> _WHAT TO WORK ON_
In your copy, include every line of the listing below exactly but none of the pictures.
--- Start of GIVEN DATA ---
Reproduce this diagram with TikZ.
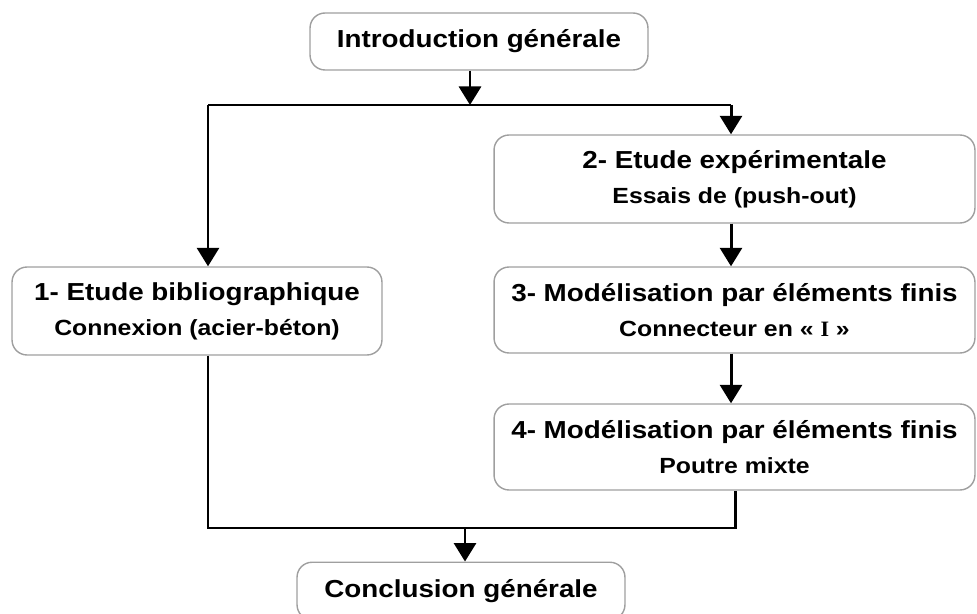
\documentclass[tikz,border=0pt]{standalone}
\usepackage{fontspec}
\setmainfont{Liberation Sans}[FakeStretch=1.13]
\newfontfamily\romanI{Liberation Serif}
\usetikzlibrary{arrows.meta,positioning}

\newcommand{\subline}[1]{{\fontsize{12.5}{20}\selectfont #1}}

\begin{document}
\begin{tikzpicture}[
    x=0.02cm, y=-0.02cm,
    box/.style={rectangle, draw=gray!75, line width=0.8pt, rounded corners=0.3cm, align=center, fill=white, font=\fontsize{14}{20}\selectfont\bfseries},
    arrow/.style={-{Triangle[width=0.44cm,length=0.37cm]}, line width=1.7pt},
    link/.style={line width=1.7pt}
]
    \useasboundingbox (0,0) rectangle (977,614);

    \node[box, minimum width=6.76cm, minimum height=1.14cm] (intro) at (479,41.5) {Introduction générale};
    \node[box, minimum width=7.4cm, minimum height=1.76cm] (biblio) at (197,311) {1- Etude bibliographique\\\subline{Connexion (acier-béton)}};
    \node[box, minimum width=9.62cm, minimum height=1.76cm] (exper) at (734.5,179) {2- Etude expérimentale\\\subline{Essais de (push-out)}};
    \node[box, minimum width=9.62cm, minimum height=1.72cm] (connect) at (734.5,310) {3- Modélisation par éléments finis\\\subline{Connecteur en « {\romanI I} »}};
    \node[box, minimum width=9.62cm, minimum height=1.72cm] (poutre) at (734.5,447) {4- Modélisation par éléments finis\\\subline{Poutre mixte}};
    \node[box, minimum width=6.56cm, minimum height=1.15cm] (concl) at (461,591) {Conclusion générale};

    % split below the introduction
    \coordinate (split) at (470,105);
    \coordinate (splitL) at (208,105);
    \coordinate (splitR) at (731,105);
    \draw[arrow] (intro.south -| split) -- (split);
    \draw[link] (splitL) -- (splitR);
    \draw[arrow] (splitL) -- (splitL |- biblio.north);
    \draw[arrow] (splitR) -- (splitR |- exper.north);

    \draw[arrow] (exper.south -| splitR) -- (connect.north -| splitR);
    \draw[arrow] (connect.south -| splitR) -- (poutre.north -| splitR);

    % join above the conclusion
    \coordinate (join) at (465,528);
    \coordinate (joinL) at (208,528);
    \coordinate (joinR) at (735,528);
    \draw[link] (biblio.south -| joinL) -- (joinL) -- (joinR) -- (poutre.south -| joinR);
    \draw[arrow] (join) -- (concl.north -| join);
\end{tikzpicture}
\end{document}
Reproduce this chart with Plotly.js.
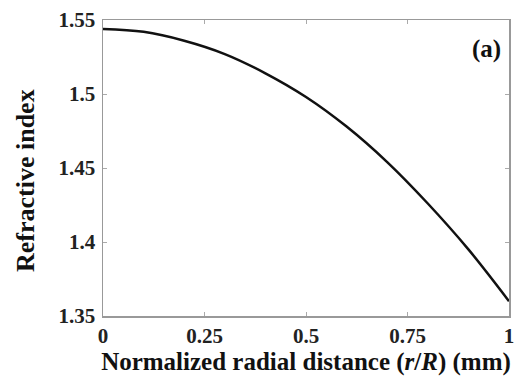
--- End of GIVEN DATA ---
> _TASK OUTPUT_
Reproduce this diagram with TikZ.
\documentclass[tikz,border=0pt]{standalone}
\usepackage{fontspec}
\setmainfont{Liberation Sans}[FakeStretch=1.13]
\newfontfamily\romanI{Liberation Serif}
\usetikzlibrary{arrows.meta,positioning}

\newcommand{\subline}[1]{{\fontsize{12.5}{20}\selectfont #1}}

\begin{document}
\begin{tikzpicture}[
    x=0.02cm, y=-0.02cm,
    box/.style={rectangle, draw=gray!75, line width=0.8pt, rounded corners=0.3cm, align=center, fill=white, font=\fontsize{14}{20}\selectfont\bfseries},
    arrow/.style={-{Triangle[width=0.44cm,length=0.37cm]}, line width=1.7pt},
    link/.style={line width=1.7pt}
]
    \useasboundingbox (0,0) rectangle (977,614);

    \node[box, minimum width=6.76cm, minimum height=1.14cm] (intro) at (479,41.5) {Introduction générale};
    \node[box, minimum width=7.4cm, minimum height=1.76cm] (biblio) at (197,311) {1- Etude bibliographique\\\subline{Connexion (acier-béton)}};
    \node[box, minimum width=9.62cm, minimum height=1.76cm] (exper) at (734.5,179) {2- Etude expérimentale\\\subline{Essais de (push-out)}};
    \node[box, minimum width=9.62cm, minimum height=1.72cm] (connect) at (734.5,310) {3- Modélisation par éléments finis\\\subline{Connecteur en « {\romanI I} »}};
    \node[box, minimum width=9.62cm, minimum height=1.72cm] (poutre) at (734.5,447) {4- Modélisation par éléments finis\\\subline{Poutre mixte}};
    \node[box, minimum width=6.56cm, minimum height=1.15cm] (concl) at (461,591) {Conclusion générale};

    % split below the introduction
    \coordinate (split) at (470,105);
    \coordinate (splitL) at (208,105);
    \coordinate (splitR) at (731,105);
    \draw[arrow] (intro.south -| split) -- (split);
    \draw[link] (splitL) -- (splitR);
    \draw[arrow] (splitL) -- (splitL |- biblio.north);
    \draw[arrow] (splitR) -- (splitR |- exper.north);

    \draw[arrow] (exper.south -| splitR) -- (connect.north -| splitR);
    \draw[arrow] (connect.south -| splitR) -- (poutre.north -| splitR);

    % join above the conclusion
    \coordinate (join) at (465,528);
    \coordinate (joinL) at (208,528);
    \coordinate (joinR) at (735,528);
    \draw[link] (biblio.south -| joinL) -- (joinL) -- (joinR) -- (poutre.south -| joinR);
    \draw[arrow] (join) -- (concl.north -| join);
\end{tikzpicture}
\end{document}
Reproduce this chart with Plotly.js.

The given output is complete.